I was in investment banking from 1977 through 1987 and Prechter was everywhere. His newsletter was the equivalent of "required reading". He was quoted extensively. He could-and did-move markets.
He achieved his status through dogged, unabashed bullishness in the very early 80's and burnished his reputation further by correctly calling the top of the market cycle in mid 1986. That's when the Midas touch deserted him-he hasn't been close to a correct call on the market since, having converted to a "doom and gloom" analyst and being a dogged bear throughout the 1990's. His last book predicted this bear market-a bit early.
Well, way early.
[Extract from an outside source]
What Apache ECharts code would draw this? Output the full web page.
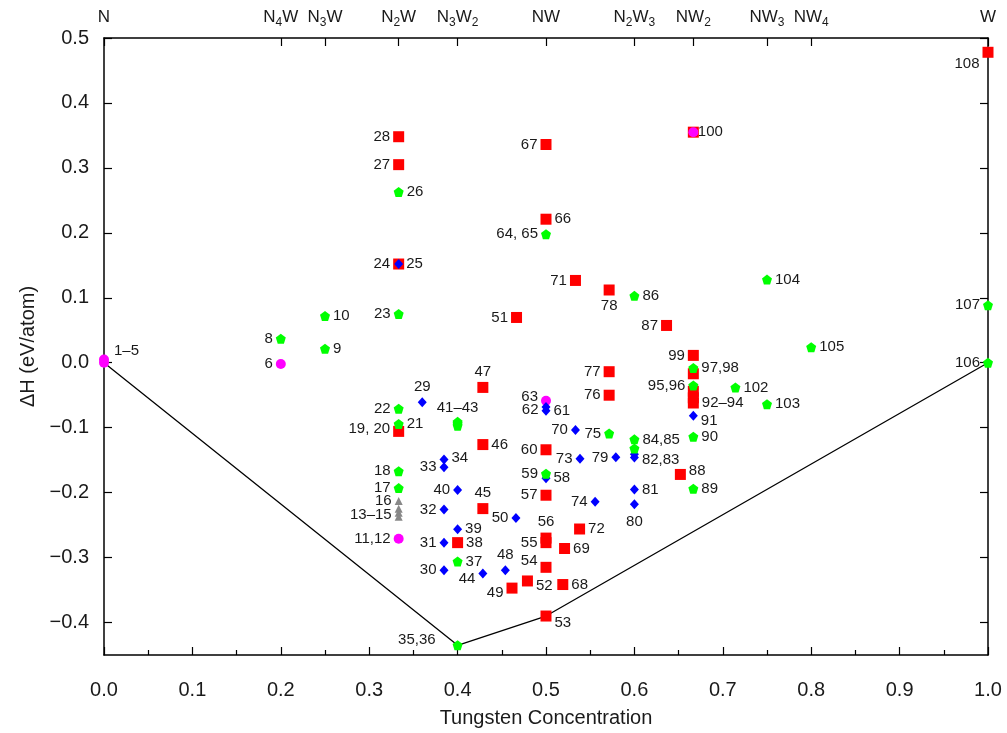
<!DOCTYPE html>
<html>
<head>
<meta charset="utf-8">
<script src="https://cdn.jsdelivr.net/npm/echarts@6/dist/echarts.min.js"></script>
<style>
  html, body { margin: 0; padding: 0; background: #fff; }
  #chart { width: 1007px; height: 733px; }
</style>
</head>
<body>
<div id="chart"></div>
<script>
// Formation enthalpy of N–W structures versus tungsten concentration.
// Each entry: [W concentration, ΔH (eV/atom), structure label]

const redSquares = [
  [1/3, 0.348, '28'], [1/3, 0.305, '27'], [1/3, 0.152, '24'], [1/3, -0.1057, '19, 20'],
  [3/7, -0.038, '47'], [3/7, -0.126, '46'], [3/7, -0.2246, '45'], [0.4, -0.277, '38'],
  [7/15, 0.0697, '51'], [0.5, 0.336, '67'], [0.5, 0.221, '66'], [8/15, 0.1267, '71'],
  [4/7, 0.112, '78'], [7/11, 0.0574, '87'], [0.5, -0.134, '60'], [0.5, -0.204, '57'],
  [0.5, -0.270, '56'], [0.5, -0.277, '55'], [0.521, -0.286, '69'], [0.5, -0.315, '54'],
  [0.479, -0.336, '52'], [0.519, -0.3415, '68'], [6/13, -0.347, '49'], [0.5, -0.390, '53'],
  [0.538, -0.256, '72'], [0.652, -0.172, '88'], [4/7, -0.0138, '77'], [4/7, -0.050, '76'],
  [2/3, 0.0113, '99'], [2/3, -0.017, ''], [2/3, -0.044, ''], [2/3, -0.062, '92–94'],
  [2/3, -0.054, ''], [2/3, 0.355, '100'], [1, 0.478, '108']
];

const greenPentagons = [
  [0.2, 0.037, '8'], [0.25, 0.0215, '9'], [0.25, 0.072, '10'], [1/3, 0.075, '23'],
  [1/3, 0.263, '26'], [1/3, -0.0708, '22'], [1/3, -0.0944, '21'], [1/3, -0.167, '18'],
  [1/3, -0.193, '17'], [0.4, -0.091, ''], [0.4, -0.094, '41–43'], [0.4, -0.097, ''],
  [0.4, -0.306, '37'], [0.4, -0.435, '35,36'], [0.5, 0.198, '64, 65'], [0.5, -0.171, '59'],
  [0.6, 0.103, '86'], [4/7, -0.109, '75'], [0.6, -0.118, '84,85'], [0.6, -0.132, ''],
  [2/3, -0.008, '97,98'], [2/3, -0.035, '95,96'], [2/3, -0.114, '90'], [2/3, -0.194, '89'],
  [5/7, -0.038, '102'], [0.75, -0.064, '103'], [0.75, 0.128, '104'], [0.8, 0.024, '105'],
  [1, 0.0887, '107'], [1, 0.0, '106']
];

const blueDiamonds = [
  [1/3, 0.152, '25'], [0.36, -0.061, '29'], [5/13, -0.149, '34'], [5/13, -0.161, '33'],
  [5/13, -0.226, '32'], [5/13, -0.277, '31'], [5/13, -0.3195, '30'], [0.4, -0.196, '40'],
  [0.4, -0.2564, '39'], [3/7, -0.3246, '44'], [0.454, -0.3195, '48'], [0.466, -0.239, '50'],
  [0.5, -0.068, '62'], [0.5, -0.074, '61'], [0.5, -0.178, '58'], [8/15, -0.1036, '70'],
  [7/13, -0.148, '73'], [0.579, -0.1457, '79'], [5/9, -0.214, '74'], [0.6, -0.141, ''],
  [0.6, -0.146, '82,83'], [0.6, -0.195, '81'], [0.6, -0.218, '80'], [2/3, -0.0815, '91']
];

const magentaCircles = [
  [0, 0.005, '1–5'], [0, 0.0, ''], [0.2, -0.002, '6'], [1/3, -0.271, '11,12'],
  [0.5, -0.0585, '63'], [2/3, 0.355, '']
];

const grayTriangles = [
  [1/3, -0.213, '16'], [1/3, -0.225, ''], [1/3, -0.231, ''], [1/3, -0.237, '13–15']
];

// Convex hull of the lowest-energy structures
const hullPoints = [[0, 0], [0.4, -0.435], [0.5, -0.390], [1, 0]];

// Axis ticks
const xTickValues = [0, 0.1, 0.2, 0.3, 0.4, 0.5, 0.6, 0.7, 0.8, 0.9, 1.0];
const yTickValues = [-0.4, -0.3, -0.2, -0.1, 0.0, 0.1, 0.2, 0.3, 0.4, 0.5];
const phasePositions = [0, 0.2, 0.25, 1/3, 0.4, 0.5, 0.6, 2/3, 0.75, 0.8, 1];
const phaseNames = ['N', 'N4W', 'N3W', 'N2W', 'N3W2', 'NW', 'N2W3', 'NW2', 'NW3', 'NW4', 'W'];

// Where each point label sits: [side, dx, dy]
const labelPlacement = {
  '1–5': ['right', 2, -9], '6': ['left'], '8': ['left'], '23': ['left'], '28': ['left'],
  '27': ['left'], '24': ['left'], '22': ['left'], '19, 20': ['left', 0, -3], '18': ['left'],
  '17': ['left'], '16': ['left'], '13–15': ['left', 0, -2], '11,12': ['left'],
  '29': ['top'], '41–43': ['top'], '47': ['top'], '45': ['top'], '48': ['top'], '56': ['top'],
  '33': ['left'], '32': ['left'], '31': ['left'], '30': ['left'], '40': ['left'],
  '44': ['left', 0, 5], '49': ['left', 0, 5], '50': ['left'], '54': ['left', 0, -6],
  '55': ['left'], '57': ['left'], '59': ['left'], '60': ['left'], '62': ['left', 0, 3],
  '63': ['left', 0, -4], '64, 65': ['left'], '67': ['left'], '51': ['left'], '71': ['left'],
  '70': ['left'], '73': ['left'], '79': ['left'], '74': ['left'], '75': ['left'],
  '76': ['left'], '77': ['left'], '87': ['left'], '99': ['left'], '95,96': ['left'],
  '78': ['bottom'], '80': ['bottom', 0, 2], '107': ['left'], '106': ['left'],
  '108': ['left', 0, 12], '35,36': ['left', -14, -5], '52': ['right', 0, 5],
  '53': ['right', 0, 7], '88': ['right', 0, -4], '91': ['right', 0, 5],
  '34': ['right', 0, -2], '82,83': ['right', 0, 2], '100': ['right', -4, 0]
};

const FONT = '"Liberation Sans", Arial, Helvetica, sans-serif';

function toItems(points) {
  return points.map(function (p) {
    const item = { value: [p[0], p[1]] };
    if (p[2]) {
      const pl = labelPlacement[p[2]] || ['right'];
      item.label = {
        show: true,
        formatter: p[2],
        position: pl[0],
        distance: 3,
        offset: [pl[1] || 0, pl[2] || 0]
      };
    }
    return item;
  });
}

function markerSeries(name, points, symbol, size, color, z) {
  return {
    name: name,
    type: 'scatter',
    clip: false,
    z: z,
    symbol: symbol,
    symbolSize: size,
    itemStyle: { color: color, opacity: 1 },
    label: { color: '#1a1a1a', fontSize: 15, fontFamily: FONT },
    emphasis: { disabled: true },
    data: toItems(points)
  };
}

function phaseLabel(v) {
  let best = 0;
  for (let i = 0; i < phasePositions.length; i++) {
    if (Math.abs(phasePositions[i] - v) < Math.abs(phasePositions[best] - v)) best = i;
  }
  const name = phaseNames[best];
  // digits become subscripts
  return name.replace(/([A-Z]+)(\d?)/g, function (m, letters, digit) {
    return '{m|' + letters + '}' + (digit ? '{s|' + digit + '}' : '');
  });
}

const pentagon = 'path://M0,-1 L0.951,-0.309 L0.588,0.809 L-0.588,0.809 L-0.951,-0.309 Z';
const axisLine = { show: true, onZero: false, lineStyle: { color: '#000', width: 1.5 } };
const tickStyle = { show: true, inside: true, length: 8, lineStyle: { color: '#000', width: 1.2 } };

const chart = echarts.init(document.getElementById('chart'), null, { renderer: 'canvas' });
chart.setOption({
  backgroundColor: '#fff',
  animation: false,
  grid: { left: 104, right: 19, top: 38, bottom: 77, containLabel: false },
  xAxis: [
    {
      type: 'value', position: 'bottom', min: 0, max: 1, interval: 0.1,
      name: 'Tungsten Concentration', nameLocation: 'middle', nameGap: 53,
      nameTextStyle: { fontSize: 20, color: '#1a1a1a', fontFamily: FONT },
      axisLine: axisLine,
      axisTick: tickStyle,
      minorTick: { show: true, splitNumber: 2, length: 5, lineStyle: { color: '#000', width: 1.2 } },
      splitLine: { show: false },
      axisLabel: {
        fontSize: 20, color: '#1a1a1a', fontFamily: FONT, margin: 25,
        customValues: xTickValues,
        formatter: function (v) { return v.toFixed(1); }
      }
    },
    {
      type: 'value', position: 'top', min: 0, max: 1,
      axisLine: axisLine,
      axisTick: Object.assign({}, tickStyle, { customValues: phasePositions }),
      splitLine: { show: false },
      axisLabel: {
        margin: 9, color: '#1a1a1a', fontFamily: FONT,
        customValues: phasePositions,
        formatter: phaseLabel,
        rich: {
          m: { fontSize: 17, lineHeight: 20, verticalAlign: 'bottom', padding: [0, 0, 3, 0], fontFamily: FONT, color: '#1a1a1a' },
          s: { fontSize: 12, lineHeight: 20, verticalAlign: 'bottom', fontFamily: FONT, color: '#1a1a1a' }
        }
      }
    }
  ],
  yAxis: [
    {
      type: 'value', position: 'left', min: -0.45, max: 0.5,
      name: 'ΔH (eV/atom)', nameLocation: 'middle', nameGap: 62, nameRotate: 90,
      nameTextStyle: { fontSize: 20, color: '#1a1a1a', fontFamily: FONT },
      axisLine: axisLine,
      axisTick: Object.assign({}, tickStyle, { customValues: yTickValues }),
      splitLine: { show: false },
      axisLabel: {
        fontSize: 20, color: '#1a1a1a', fontFamily: FONT, margin: 15,
        customValues: yTickValues,
        formatter: function (v) { return v.toFixed(1).replace('-', '\u2212'); }
      }
    },
    {
      type: 'value', position: 'right', min: -0.45, max: 0.5,
      axisLine: axisLine,
      axisTick: Object.assign({}, tickStyle, { customValues: yTickValues }),
      splitLine: { show: false },
      axisLabel: { show: false }
    }
  ],
  series: [
    {
      name: 'hull', type: 'line', z: 1, symbol: 'none', clip: false,
      lineStyle: { color: '#000', width: 1.3 },
      emphasis: { disabled: true },
      data: hullPoints
    },
    markerSeries('red', redSquares, 'rect', 11, '#ff0000', 2),
    markerSeries('magenta', magentaCircles, 'circle', 10, '#ff00ff', 3),
    markerSeries('gray', grayTriangles, 'triangle', 8, '#888888', 4),
    markerSeries('blue', blueDiamonds, 'diamond', [9, 10], '#0000ff', 5),
    markerSeries('green', greenPentagons, pentagon, 10, '#00ff00', 6)
  ]
});
</script>
</body>
</html>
At the Crest of the Tidal Wave: A Forecast for the Great Bear Market was written in 1995. He missed the mark by 7 years and a few trillion in market value but hey, whose counting?
Apparently not the people buying Conquer the Crash: You Can Survive and Prosper in a Deflationary Depression, Prechter's attempt to exploit his bearish credentials of the past decade and a half to reestablish his status as market guru extraordinaire (Ms. Cohen, having blown several major calls lately, has left the title open for the moment for the taking).
So, is Prechter back? Is this the book that will keep you in the lead financially and save your fiscal bacon?
Probably not.
First of all, the likelihood we are entering a "depression" is highly doubtful. The unemployment rate-normally the preeminent statistic for judging downturns and depressions-has averaged about 5.5% during the recession we now "enjoy" By way of perspective, in the 1980's 5% unemployment was considered "full" employment.